The decision reduced the affected class of drivers to about 13,600. These are the drivers who, for one reason or another, were not covered by arbitration agreements. (This is sometimes less a considered pre-litigation posture, than an impatient failure to click the “I Agree” box in a typical standardized work contract.)
The group still covered by the latest settlement offer will likely do better than they would have under the larger offer to the larger class. But it’s a relatively small group. The decision about the enforceability of Uber’s arbitration agreements was a big blow to drivers.
Beyond the “Make Money on Your Schedule” spin
“Be Your Own Boss.” Yes, it’s seductive, but unless you’re content to work for pocket change, the reality of gig work can be pretty grim. The New York Times recently told the tale of a 71-year old Uber driver, who is barely getting by. Sure, he has the time to make art (some of it angry), but his Nissan Altima has 218,000 miles on it, his credit is maxxed out at Midas, and he can neither afford to replace or repair the car he needs to drive to keep making money. As an independent contractor he is responsible for repairs and upkeep. When he drove a medallion cab, he only had to pay for gas.
A second significant issue highlighted in O’Connor was tips. At the time the lawsuit was filed, drivers received only a portion of the gratuity, which riders were misled to believe went directly to the driver. Uber now claims that it has improved its in-app tipping feature to address this problem.
The most important issues for most gig workers claiming misclassification as independent contractors, however, are not tips or work-related expenses, but minimum wage, overtime and benefit guarantees of California labor law.
How California law protects low-wage workers
To briefly review, effective January 1, 2019, the minimum wage for all industries in California is $12 per hour for employers with 26 or more employees and $11 per hour for employees with 25 or fewer employees. The minimum is higher in some cities, like San Francisco, where it is currently $15.59 per hour.
Further, California’s minimum wage laws require employers to pay covered employees for all hours worked. Hours worked include all time an employee is subject to the employer’s control and all time the employee is suffered or permitted to work, regardless of whether the employee is required to work or where the work is performed. Recent court decisions have made clear that this includes waiting time, on-call time and very short periods of time.
In California, the general overtime provisions require non-managerial employees to receive pay at one and one-half times the regular rate for more than 8 hours any workday or more than 40 hours in any workweek.
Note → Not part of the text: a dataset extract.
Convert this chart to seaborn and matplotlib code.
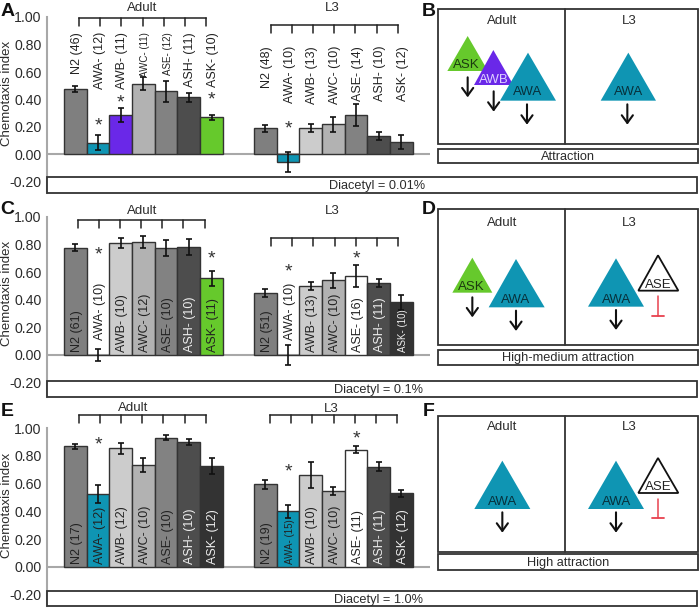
import numpy as np
import pandas as pd
import seaborn as sns
import matplotlib.pyplot as plt
from matplotlib.patches import Polygon, Rectangle

nan = float('nan')

# Neuron labels with worm counts
a_labels = ['N2 (46)', 'AWA- (12)', 'AWB- (11)', 'AWC- (11)', 'ASE- (12)', 'ASH- (11)', 'ASK- (10)',
            'N2 (48)', 'AWA- (10)', 'AWB- (13)', 'AWC- (10)', 'ASE- (14)', 'ASH- (10)', 'ASK- (12)']
c_labels = ['N2 (61)', 'AWA- (10)', 'AWB- (10)', 'AWC- (12)', 'ASE- (10)', 'ASH- (10)', 'ASK- (11)',
            'N2 (51)', 'AWA- (10)', 'AWB- (13)', 'AWC- (10)', 'ASE- (16)', 'ASH- (11)', 'ASK- (10)']
e_labels = ['N2 (17)', 'AWA- (12)', 'AWB- (12)', 'AWC- (10)', 'ASE- (10)', 'ASH- (10)', 'ASK- (12)',
            'N2 (19)', 'AWA- (15)', 'AWB- (10)', 'AWC- (10)', 'ASE- (11)', 'ASH- (11)', 'ASK- (12)']

# Chemotaxis index means, sem and asterisk heights
a_values = [0.475, 0.085, 0.285, 0.515, 0.46, 0.415, 0.27,
            0.19, -0.055, 0.195, 0.22, 0.29, 0.135, 0.09]
a_errors = [0.022, 0.055, 0.05, 0.046, 0.076, 0.034, 0.02,
            0.024, 0.073, 0.03, 0.054, 0.08, 0.028, 0.052]
a_stars = [nan, 0.225, 0.395, nan, nan, nan, 0.415,
           nan, 0.205, nan, nan, nan, nan, nan]

c_values = [0.775, 0.0, 0.81, 0.815, 0.775, 0.78, 0.555,
            0.448, 0.0, 0.50, 0.54, 0.57, 0.518, 0.38]
c_errors = [0.024, 0.045, 0.037, 0.043, 0.059, 0.057, 0.053,
            0.028, 0.071, 0.029, 0.054, 0.08, 0.029, 0.052]
c_stars = [nan, 0.74, nan, nan, nan, nan, 0.71,
           nan, 0.62, nan, nan, 0.715, nan, nan]

e_values = [0.87, 0.525, 0.853, 0.735, 0.93, 0.897, 0.725,
            0.594, 0.40, 0.663, 0.55, 0.844, 0.72, 0.529]
e_errors = [0.018, 0.068, 0.04, 0.052, 0.019, 0.022, 0.058,
            0.031, 0.047, 0.092, 0.029, 0.026, 0.032, 0.026]
e_stars = [nan, 0.895, nan, nan, nan, nan, nan,
           nan, 0.70, nan, nan, 0.94, nan, nan]

GREY1, GREY2, GREY3, GREY4, GREY5, GREY6 = '#7f7f7f', '#cccccc', '#b2b2b2', '#828282', '#4d4d4d', '#333333'
TEAL, PURPLE, GREEN, WHITE = '#0f95b3', '#6a28e8', '#66c92c', '#ffffff'

a_colors = [GREY1, TEAL, PURPLE, GREY3, GREY4, GREY5, GREEN,
            GREY1, TEAL, GREY2, GREY3, GREY4, GREY5, '#595959']
c_colors = [GREY1, WHITE, GREY2, GREY3, GREY4, GREY5, GREEN,
            GREY1, WHITE, GREY2, GREY3, WHITE, GREY5, GREY6]
e_colors = [GREY1, TEAL, GREY2, GREY3, GREY4, GREY5, GREY6,
            GREY1, TEAL, GREY2, GREY3, WHITE, GREY5, GREY6]

sns.set_theme(style='white')
plt.rcParams['font.family'] = ['Liberation Sans', 'DejaVu Sans']

W, H = 700, 608
fig = plt.figure(figsize=(W / 100, H / 100), dpi=100)

# Pixel overlay for boxes, brackets and the circuit diagrams
over = fig.add_axes([0, 0, 1, 1], zorder=5)
over.set_xlim(0, W)
over.set_ylim(H, 0)
over.axis('off')
over.patch.set_alpha(0)

TEXT = '#2b2b2b'
EDGE = '#333333'
AX_L, AX_R = 47, 430
BAR_W = 22.7
BAR_0 = 75.3
TEXT_DY = 1.3
positions = np.r_[np.arange(7), np.arange(7) + 8.37]


def is_dark(color):
    r, g, b = plt.matplotlib.colors.to_rgb(color)
    return 0.3 * r + 0.59 * g + 0.11 * b < 0.4


# Draw one chemotaxis bar panel
def plot_bars(values, errors, stars, colors, labels, top, zero, bottom, inside, small, label_y=None, raised=()):
    ax = fig.add_axes([AX_L / W, 1 - bottom / H, (AX_R - AX_L) / W, (bottom - top) / H])
    df = pd.DataFrame({'pos': positions, 'value': values})
    sns.barplot(data=df, x='pos', y='value', hue='pos', palette=dict(zip(positions, colors)),
                native_scale=True, dodge=False, width=1, saturation=1, legend=False,
                errorbar=None, edgecolor=EDGE, linewidth=1, ax=ax, zorder=2)
    ax.errorbar(positions, values, yerr=errors, fmt='none', ecolor='#111111',
                elinewidth=1.2, capsize=2.5, capthick=1.2, zorder=3)
    ax.axhline(0, color='#a8a8a8', lw=1.5, zorder=1)

    ax.set_xlim((AX_L - BAR_0) / BAR_W, (AX_R - BAR_0) / BAR_W)
    ax.set_ylim(-(bottom - zero) / (zero - top), 1)
    ax.set_yticks([-0.2, 0, 0.2, 0.4, 0.6, 0.8, 1.0])
    ax.set_yticklabels(['%.2f' % t for t in [-0.2, 0, 0.2, 0.4, 0.6, 0.8, 1.0]], fontsize=10.2, color=TEXT)
    ax.tick_params(axis='y', length=0, pad=4)
    ax.set_xticks([])
    ax.set_xlabel('')
    ax.set_ylabel('')
    for side in ['top', 'right', 'bottom']:
        ax.spines[side].set_visible(False)
    ax.spines['left'].set_color('#a8a8a8')
    ax.spines['left'].set_linewidth(1.5)
    ax.patch.set_alpha(0)

    for i, name in enumerate(labels):
        size = 7 if i in small else 9
        color = '#eeeeee' if (inside and is_dark(colors[i])) else '#222222'
        x = positions[i] + 0.07
        if inside:
            base = 0.105 if i in raised else 0.02
            ax.text(x, base, name, rotation=90, ha='center', va='bottom',
                    fontsize=size, color=color, zorder=4)
        else:
            ax.text(x, label_y[0] if i < 7 else label_y[1], name, rotation=90,
                    ha='center', va='top', fontsize=size, color=color, zorder=4)
        if not np.isnan(stars[i]):
            # the glyph sits high in its box
            ax.text(positions[i], stars[i] - 0.018, '*', ha='center', va='center', fontsize=14,
                    color='#333333', zorder=4)
    over.text(7, (top + zero) / 2 + 8, 'Chemotaxis index', rotation=90, ha='center', va='center',
              fontsize=9.5, color=TEXT)


def bracket(x0, x1, y, drop):
    xs = np.linspace(x0, x1, 7)
    over.plot([x0, x1], [y, y], color='#222222', lw=1.1, solid_capstyle='projecting')
    for x in xs:
        over.plot([x, x], [y, y + drop], color='#222222', lw=1.1)


def label_box(x0, x1, y0, y1, text, tx=None):
    over.add_patch(Rectangle((x0, y0), x1 - x0, y1 - y0, fc='white', ec=EDGE, lw=1.3))
    over.text((x0 + x1) / 2 if tx is None else tx, (y0 + y1) / 2 + TEXT_DY, text, ha='center', va='center',
              fontsize=9.2, color=TEXT)


def tri(y0, apex, base, fc, ec, name, tx, ty, tc):
    ax_, ay = apex
    bl, br, by = base
    pts = [(420 + ax_ / 3, y0 + ay / 3), (420 + bl / 3, y0 + by / 3), (420 + br / 3, y0 + by / 3)]
    over.add_patch(Polygon(pts, closed=True, fc=fc, ec=ec, lw=1.3 if ec != 'none' else 0))
    over.text(420 + tx / 3, y0 + ty / 3 + TEXT_DY, name, ha='center', va='center', fontsize=9.5, color=tc)


def arrow(y0, x, y1, y2):
    over.annotate('', xy=(420 + x / 3, y0 + y2 / 3), xytext=(420 + x / 3, y0 + y1 / 3),
                  arrowprops=dict(arrowstyle='->,head_width=0.4,head_length=0.55', color='#111111',
                                  lw=1.5, shrinkA=0, shrinkB=0, mutation_scale=10))


def inhibit(y0, x, y1, y2):
    over.plot([420 + x / 3] * 2, [y0 + y1 / 3, y0 + y2 / 3], color='#e8414e', lw=1.1)
    over.plot([420 + (x - 18) / 3, 420 + (x + 18) / 3], [y0 + y2 / 3] * 2, color='#e8414e', lw=1.3)


def diagram(y0, y1, y2, y3, title_y, text):
    over.add_patch(Rectangle((438, y0), 260, y1 - y0, fc='white', ec=EDGE, lw=1.3))
    over.plot([565, 565], [y0, y1], color=EDGE, lw=1.3)
    over.text(501.7, title_y + TEXT_DY, 'Adult', ha='center', va='center', fontsize=9.5, color=TEXT)
    over.text(629, title_y + TEXT_DY, 'L3', ha='center', va='center', fontsize=9.5, color=TEXT)
    label_box(438, 698, y2, y3, text)


plot_bars(a_values, a_errors, a_stars, a_colors, a_labels, 17, 154.5, 193, False, {3, 4}, (0.89, 0.79))
plot_bars(c_values, c_errors, c_stars, c_colors, c_labels, 216.7, 355, 396.7, True, {13}, raised={1, 8})
plot_bars(e_values, e_errors, e_stars, e_colors, e_labels, 428, 567, 606, True, {8})

label_box(47, 697, 177, 193, 'Diacetyl = 0.01%', tx=377)
label_box(47, 697, 381, 396.7, 'Diacetyl = 0.1%', tx=378)
label_box(47, 697, 590.7, 606, 'Diacetyl = 1.0%', tx=378)

for name, tx, ty, x, y in [('Adult', 142, 6.7, 79, 17.5), ('L3', 332, 7, 270.7, 24.5),
                           ('Adult', 142, 210, 77.5, 220), ('L3', 332, 210, 271, 238),
                           ('Adult', 133, 407, 78.7, 415), ('L3', 331, 408, 270, 415)]:
    over.text(tx, ty + TEXT_DY, name, ha='center', va='center', fontsize=9.5, color=TEXT)
    bracket(x, x + 127, y, 8)

for letter, x, y in [('A', 7.5, 11), ('B', 429, 11), ('C', 7.5, 209), ('D', 429, 210), ('E', 7.5, 412), ('F', 429, 412)]:
    over.text(x, y, letter, ha='center', va='center', fontsize=14, fontweight='bold', color='#111111')

# Panel B
diagram(9, 144, 148.5, 163, 20, 'Attraction')
tri(0, (143, 108), (82, 204, 213), GREEN, 'none', 'ASK', 140, 192, '#1c3a10')
tri(0, (220, 150), (162, 280, 255), PURPLE, 'none', 'AWB', 222, 235, '#ddd0ff')
tri(0, (324, 158), (240, 408, 302), TEAL, 'none', 'AWA', 322, 273, '#07313c')
tri(0, (625, 158), (542, 708, 302), TEAL, 'none', 'AWA', 625, 273, '#07313c')
arrow(0, 143, 232, 292)
arrow(0, 221, 274, 335)
arrow(0, 321, 313, 374)
arrow(0, 622, 313, 374)

# Panel D
diagram(209.3, 345, 349.6, 364.5, 222, 'High-medium attraction')
tri(200, (157, 173), (97, 217, 278), GREEN, 'none', 'ASK', 153, 257, '#1c3a10')
tri(200, (288, 177), (206, 374, 322), TEAL, 'none', 'AWA', 288, 297, '#07313c')
tri(200, (588, 175), (504, 672, 320), TEAL, 'none', 'AWA', 590, 295, '#07313c')
tri(200, (714, 166), (655, 775, 272), 'white', '#111111', 'ASE', 714, 250, '#222222')
arrow(200, 157, 292, 352)
arrow(200, 288, 332, 393)
arrow(200, 588, 330, 390)
inhibit(200, 714, 288, 348)

# Panel F
diagram(415.7, 551.7, 554, 569.7, 426, 'High attraction')
tri(400, (247, 182), (163, 331, 327), TEAL, 'none', 'AWA', 247, 302, '#07313c')
tri(400, (588, 182), (504, 672, 327), TEAL, 'none', 'AWA', 590, 302, '#07313c')
tri(400, (714, 174), (655, 775, 279), 'white', '#111111', 'ASE', 714, 257, '#222222')
arrow(400, 247, 337, 398)
arrow(400, 588, 337, 398)
inhibit(400, 714, 296, 355)

fig.savefig('out.png', dpi=100)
Employment beyond eight hours in any workday or more than six days in any workweek requires compensation at up to double the regular rate for the overtime. California employees are also entitled to rest, meal and breastfeeding breaks as well as the protections of occupational safety and health laws.
California’s minimum wage, hours counting, overtime and break protections are relatively generous when compared to federal and some other state standards.
Big tech fights back
Therefore, many employers spend a lot of strategic energy in redefining their relationships with the workers who produce the goods and services that they sell in a way so that the worker never comes under the protective umbrella of California labor law.
This can mean designating employees as managerial and thus “exempt” from legal protections. Or it can mean classifying workers as independent contractors and thus not employees at all. That is roughly where Uber’s efforts fit into the employment law landscape. There is every reason to think that it would be to Uber’s benefit to settle the O’Connor lawsuit before rolling out the IPO. There is more of this to come.
The plaintiffs’ attorneys, on the other hand, vow to fight on in the struggle to secure California labor employment law protections for gig workers. Not to be dead to irony, but this plays out against a background of a massively profitable stock sale.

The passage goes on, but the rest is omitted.